Advocates of gun control or prohibition like the Miller case because it makes the right to bear arms dependent on at least the possibility of service in a militia. They cite the Court's declaration that the Second Amendment was obviously intended to "assure the continuation and render possible the effectiveness" of state militias; they place less emphasis on the Court's apparent willingness to permit private citizens to possess military weapons. Citing Miller, a dealer at a gun show told me that the Second Amendment protects the ownership of only such devices as machine guns, Stingers, and grenade throwers. But advocates of gun ownership don't generally emphasize this awkward implication of U.S. v. Miller any more than their opponents do: it could lead to prohibitions on handguns. They like the Miller decision because it delves into the history of the Second Amendment and stresses that for the framers, the militia "comprised all males physically capable of acting in concert for the common defense."
This view of the militia as an inchoate citizens' army, not a standing body of professionals, is central to the claim that the Second Amendment protects the rights of individual civilians, not simply the right of states to organize and arm militias. And, in fact, fear and loathing of standing armies did underlie the Second Amendment, which was at least partly intended to ensure that states would be able to call up citizens in defense against a tyrannical central government. (Like the Bill of Rights in general, the Second Amendment was partly a response to concerns about federal abuses of power.) James Madison, the author of the Second Amendment, invoked in The Federalist Papers the potential force of a citizen militia as a guarantee against a federal military coup.
Let a regular army, fully equal to the resources of the country, be formed; and let it be entirely at the devotion of the federal government: still it would not be going too far to say that the State governments with the people on their side would be able to repel the danger. . . . To [the regular army] would be opposed a militia amounting to near half a million of citizens with arms in their hands, officered by men chosen from among themselves, fighting for their common liberties and united and conducted by governments possessing their affection and confidence. It may well be doubted whether a militia thus circumstanced could ever be conquered by such a proportion of regular troops. Those who are best acquainted with the late successful resistance of this country against the British arms will be most inclined to deny the possibility of it. Besides the advantage of being armed, which the Americans possess over the people of almost every other nation, the existence of subordinate governments, to which the people are attached and by which the militia officers are appointed, forms a barrier against the enterprises of ambition, more insurmountable than any which a simple government of any form can admit of.

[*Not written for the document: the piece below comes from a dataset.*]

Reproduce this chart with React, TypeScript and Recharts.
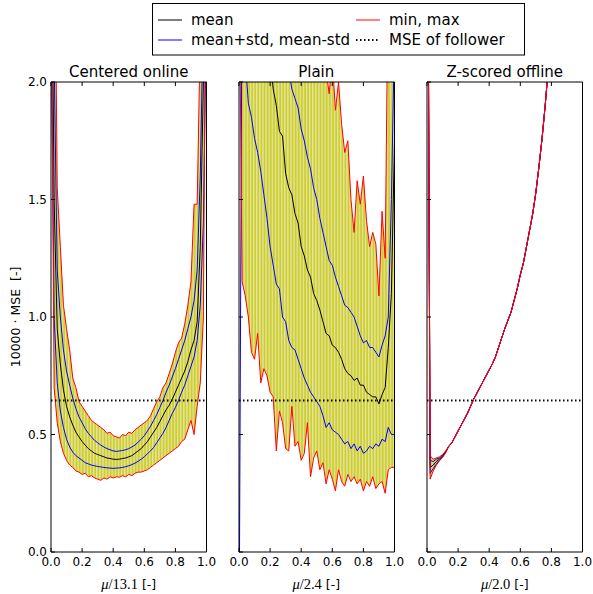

This passage is enthusiastically cited by advocates of the right to bear arms, because it supports their notion of the militia as the body of people, privately armed; but it's also cited by their opponents, because it suggests that the militia is activated and "conducted" by the states, and it stresses that citizens are "attached" to their local governments. The militia envisioned by Madison is not simply a "collection of unorganized, privately armed citizens," Dennis Henigan, a handgun-control advocate, has argued.
That Madison's reflections on the militia and the Supreme Court's holding in U.S. v. Miller can be cited with some accuracy by both sides in the debate testifies to the hybrid nature of Second Amendment rights. The Second Amendment presumes (as did the framers) that private citizens will possess private arms; Madison referred offhandedly to "the advantage of being armed, which the Americans possess." But Madison also implied that the right to bear arms is based in the obligation of citizens to band together as a militia to defend the common good, as opposed to the prerogative of citizens to take up arms individually in pursuit of self-interest and happiness.
THE tension at the heart of the Second Amendment, which makes it so difficult to construe, is the tension between republicanism and liberal individualism. (To put it very simply, republicanism calls for the subordination of individual interests to the public good; liberalism focuses on protecting individuals against popular conceptions of the good.) A growing body of scholarly literature on the Second Amendment locates the right to bear arms in republican theories of governance. In a 1989 article in the Yale Law Journal that helped animate the Second Amendment debate, the University of Texas law professor Sanford Levinson argued that the Second Amendment confers an individual right to bear arms so that, in the republican tradition, armed citizens might rise up against an oppressive state. Wendy Brown, a professor of women's studies at the University of California at Santa Cruz, and David C. Williams, a law professor at Cornell University, have questioned the validity of a republican right to bear arms in a society that lacks the republican virtue of being willing to put communal interests first. Pro-gun activists don't generally acknowledge the challenge posed by republicanism to the individualist culture that many gun owners inhabit. They embrace republican justifications for gun ownership, stressing the use of arms in defending the community, at the same time that they stress the importance of guns in protecting individual autonomy.